The stress, the worry and tension. Every waking moment has come to this finding a way to better take care of myself going back to the list from a previous post listing created, taking the time for self, improving self, loving self, to be kind on self and others around me. A recent reminder to slow down in my time of difficult challenges was quite an incredible moment worth talking about. A man with his kids playing his accordion in the parking lot at Kohl’s. His music touched me in such a way to reach out to him. I handed him a ten dollar bill, it wasn’t much yet knowing he could at least use it. A woman pulled into a spot not far from me. She got out of her car with some cash, walked up to give to him. It was this very moment the Lord was working through us in an awe inspiring way. Not only did it fill my heart it grounded me coming back into the present. Lately, life has pulled me into completely different directions and it has caused my anxiety to sky rocket to almost panic.
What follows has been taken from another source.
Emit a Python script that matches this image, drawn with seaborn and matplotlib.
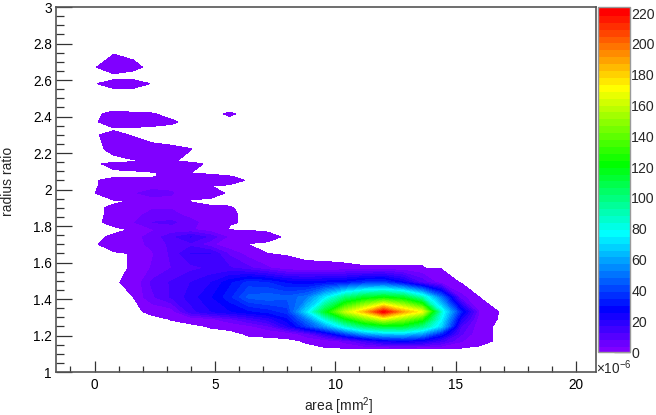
import numpy as np
import matplotlib
matplotlib.use("Agg")
import matplotlib.pyplot as plt
from matplotlib.colors import ListedColormap, BoundaryNorm
from matplotlib.ticker import MultipleLocator
import seaborn as sns

x_nodes = [0, .8, 1.6, 2.4, 3.2, 4, 4.8, 5.6, 6.4, 7.2, 8, 8.8, 9.6, 10.4, 11.2, 12, 12.8, 13.6, 14.4, 15.2, 16, 16.8, 17.6]
y_nodes = [1.13, 1.17, 1.21, 1.25, 1.29, 1.33, 1.41, 1.49, 1.57, 1.65, 1.70, 1.74, 1.78, 1.82, 1.86, 1.90, 1.94, 1.98, 2.02,
           2.05, 2.07, 2.09, 2.14, 2.155, 2.22, 2.30, 2.33, 2.37, 2.415, 2.44, 2.55, 2.58, 2.605, 2.63, 2.67, 2.75]

r113 = []
r117 = [0]*11 + [.15, 1, 6, 15, 25, 28, 25, 15, 5, .3]
r121 = [0, 0, 0, 0, 0, 0, 0, 0, .15, .2, .3, 8, 22, 42, 60, 68, 70, 60, 35, 10, .3]
r125 = [0, 0, 0, 0, 0, 0, .13, .22, 3, 8, 22, 40, 60, 85, 105, 115, 115, 100, 70, 14, .3]
r129 = [0, 0, 0, 0, .12, .3, 3, 8, 14, 20, 30, 52, 85, 120, 145, 165, 150, 130, 78, 24, 1]
r133 = [0, 0, 0, .2, 1.5, 16, 22, 26, 30, 33, 38, 72, 118, 160, 185, 224, 190, 170, 85, 35, 3]
r141 = [0, 0, .09, 8, 14, 20, 26, 34, 46, 48, 46, 52, 75, 100, 115, 120, 115, 90, 50, 6]
r149 = [0, 0, .32, 10, 14, 18, 22, 30, 38, 36, 30, 28, 30, 32, 38, 40, 28, 12, 1.5]
r157 = [0, 0, .14, 5, 9, 12, 14, 14, 10, 5, .6, .2, .18, .15, .12, .12, .12, .12]
r165 = [0, 0, .14, 4, 10, 18, 18, 8, 2, .1]
r170 = [0, .53, 2, 6, 10, 12, 6]
r174 = [0, .18, 3, 6, 12, 18, 12, 3, 1, .3]
r178 = [0, 0, .14, 4, 6, 5, 2]
r182 = [0, .25, 4, 9, 10, 6, 2, .18]
r186 = [0, .2, 3, 6, 6, 3, 2.5, .18]
r190 = [0, .2, 2, 4, 4, .5, .15, .13]
r194 = [0, 0, .13, 3, 3]
r198 = [0, 3, 4, 6, 5, .8, .4]
r202 = [0, .53, 2, 3, 3, 2, .11]
r205 = [0, .5, .8, 1, 2, 2, 1, .5]
r207 = [0, 0, 0, 0, .5, .5, .3, .13]
r209 = [0, 0, 0, 0, .5, .1]
r214 = [0, .27, .4, 1, 1.2, .27]
r2155 = [0, 0, 0, .15, .14]
r222 = [0, .2, .8, .18, .14, .105]
r230 = [0, .4]
r233 = []
r237 = [0, .53, .4, .25, .15]
r2415 = [0, .25, .15, .12, 0, 0, 0, .15]
r244 = []
r255 = []
r258 = [0, .8, .8]
r2605 = []
r263 = []
r267 = [0, 1.0, .2]
r275 = []

rows = [r113, r117, r121, r125, r129, r133, r141, r149, r157, r165, r170, r174, r178, r182, r186, r190, r194, r198, r202,
        r205, r207, r209, r214, r2155, r222, r230, r233, r237, r2415, r244, r255, r258, r2605, r263, r267, r275]
Z = np.array([r + [0] * (len(x_nodes) - len(r)) for r in rows], dtype=float)

sns.set_theme(style="white")
plt.rcParams["font.family"] = ["Liberation Sans", "DejaVu Sans"]
plt.rcParams["mathtext.default"] = "regular"

Z_MAX = 224.0
N = 50
step = Z_MAX / N
levels = np.r_[0.1, np.arange(1, N + 1) * step]

seg = [("#8000ff", "#0000ff", 7), ("#0000ff", "#00ffff", 12), ("#00ffff", "#00ff00", 11),
       ("#00ff00", "#ffff00", 12), ("#ffff00", "#ff0000", 12)]
pal = []
for a, b, n in seg:
    pal += sns.blend_palette([a, b], n)[:-1]
pal.append((1, 0, 0))
pal = pal[:N] + [pal[-1]] * max(0, N - len(pal))
cmap = ListedColormap(pal)
norm = BoundaryNorm(levels, N)

W, H = 656, 415
fig = plt.figure(figsize=(W / 100, H / 100), dpi=100)
ax = fig.add_axes([56 / W, 1 - 372 / H, (595.5 - 56) / W, 365 / H])
cax = fig.add_axes([598 / W, 1 - 352 / H, 31.5 / W, 345 / H])

cf = ax.contourf(x_nodes, y_nodes, Z, levels=levels, cmap=cmap, norm=norm)
ax.set_xlim(-1.6, 20.8)
ax.set_ylim(1, 3)

frame = "#555555"
for s in ax.spines.values():
    s.set_color(frame)
    s.set_linewidth(1.2)
ax.xaxis.set_major_locator(MultipleLocator(5))
ax.xaxis.set_minor_locator(MultipleLocator(1))
ax.yaxis.set_minor_locator(MultipleLocator(0.05))
ax.set_yticks(np.arange(1, 3.01, 0.2))
ax.set_yticklabels(["1", "1.2", "1.4", "1.6", "1.8", "2", "2.2", "2.4", "2.6", "2.8", "3"])
tick_c = "#333333"
ax.tick_params(axis="x", which="major", direction="in", length=8, width=0.9, color=tick_c, labelsize=9.8, labelcolor="black", bottom=True, pad=4)
ax.tick_params(axis="x", which="minor", direction="in", length=4, width=0.9, color=tick_c, bottom=True)
ax.tick_params(axis="y", which="major", direction="in", length=11.5, width=0.9, color=tick_c, labelsize=9.8, labelcolor="black", left=True, pad=3)
ax.tick_params(axis="y", which="minor", direction="in", length=5.8, width=0.9, color=tick_c, left=True)
ax.set_xlabel("area [mm$^2$]", fontsize=10)
ax.xaxis.set_label_coords((339 - 56) / 539.5, -(395 - 372) / 365)
ax.set_ylabel("radius ratio", fontsize=10)
ax.yaxis.set_label_coords(-(56 - 15) / 539.5, (372 - 181) / 365)

cb = fig.colorbar(cf, cax=cax, drawedges=False, spacing="proportional")
cb.solids.set_edgecolor("face")
cax.set_ylim(0, Z_MAX)
cb.set_ticks(np.arange(0, 221, 20))
cb.minorticks_off()
cax.tick_params(axis="y", which="major", direction="in", length=11.5, width=0.9, color="#222222", labelsize=10.2, right=True, left=False, pad=1.2)
cb.outline.set_edgecolor("#999999")
cb.outline.set_linewidth(1.0)
fig.text(596 / W, 1 - 374 / H, "×10$^{-6}$", fontsize=9.8, ha="left", va="baseline")

fig.savefig("out.png", dpi=100)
Once I work through it and with medication the depression kicks in to where I’m literally sobbing. “I want to give up”, telling myself. “You’ve got this Shellie, you can do this girl.” It isn’t easy to say the least. It was this moment though I’ll remember and how it made me feel, at peace.
When at times though I go to the very first person, he’s my best friend, my cheerleader, encouragement, support, motivation and undying love, a love I’ve never even experienced, only of my parents conditional love whom I miss so very much. Loss and grief isn’t something you get over, it may eventually ease up in time or simply to continue to live with. There are times every now and then when I mourn the loss. This is when I begin to talk to God and just pray. I’ll sit in the loneliness pull out my poetry note book and begin to write. It brings such peace and content to my soul. These days I’m finding a way to get back to what was my first love and that is merely my writing, the revisions of the books from the series.
In this blog I’m linking back to two separate blogs written quite some time ago. The story behind the book series The Journey Collection and tips on self care, self compassion.
What we experience in life, the difficulties of every day living, struggles, challenges we’re faced with. They lead us on a journey. The world is wide a crazy ride, in the end we find our meaningful purpose.
I don’t have the answers I simply follow my heart and remain to keep the faith alive in me when times get too tough to bare. I know who to go to in those times, though they are just a handful and honestly I like it that way.